Maloney urged leaders to offer alternative meeting experiences and service opportunities to make it easier for busy professionals and people with many family obligations to serve in leadership roles. “We need to foster a culture where Rotary does not compete with the family, but rather complements it,” Maloney said. “That means taking real, practical steps to change the existing culture: being realistic in our expectations, considerate in our scheduling, and welcoming of children at Rotary events on every level.”
Maloney said many of the barriers that prevent people from serving as leaders in Rotary are based on expectations that are no longer relevant. “It is time to adapt, to change our culture, and to convey the message that you can be a great district governor without visiting every club individually, and a great president without doing everything yourself.”
Relationship with the United Nations
During 2019-20, Rotary will host a series of presidential conferences around the world, focusing on Rotary’s relationship with the United Nations and the UN’s sustainable development goals that many Rotary service projects support. More information will be available in July.
In 2020, the United Nations will celebrate the 75th anniversary of its charter and its mission of promoting peace. Rotary was one of 42 organisations the United States invited to serve as consultants to its delegation at the 1945 San Francisco conference, which led to the UN’s charter. For decades, Rotary has worked alongside the United Nations to address humanitarian issues around the world.

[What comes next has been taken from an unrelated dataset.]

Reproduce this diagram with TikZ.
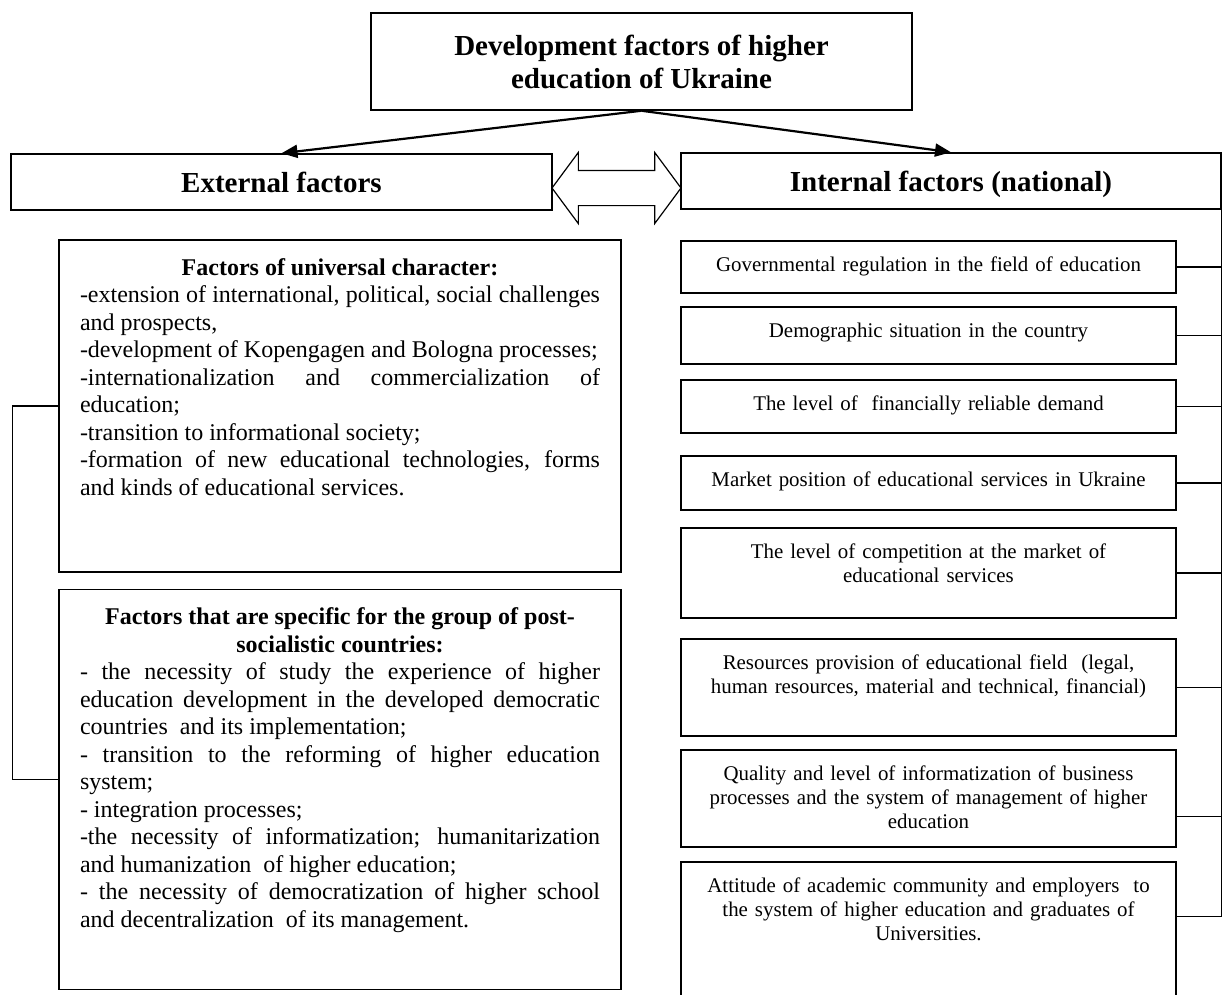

Today, Rotary holds the highest consultative status that the UN offers to nongovernmental organisations.
“Rotary shares the United Nations’ enduring commitment to a healthier, more peaceful, and more sustainable world,” Maloney said. “And Rotary offers something no other organisation can match: an existing infrastructure that allows people from all over the world to connect in a spirit of service and peace and take meaningful action toward that goal.”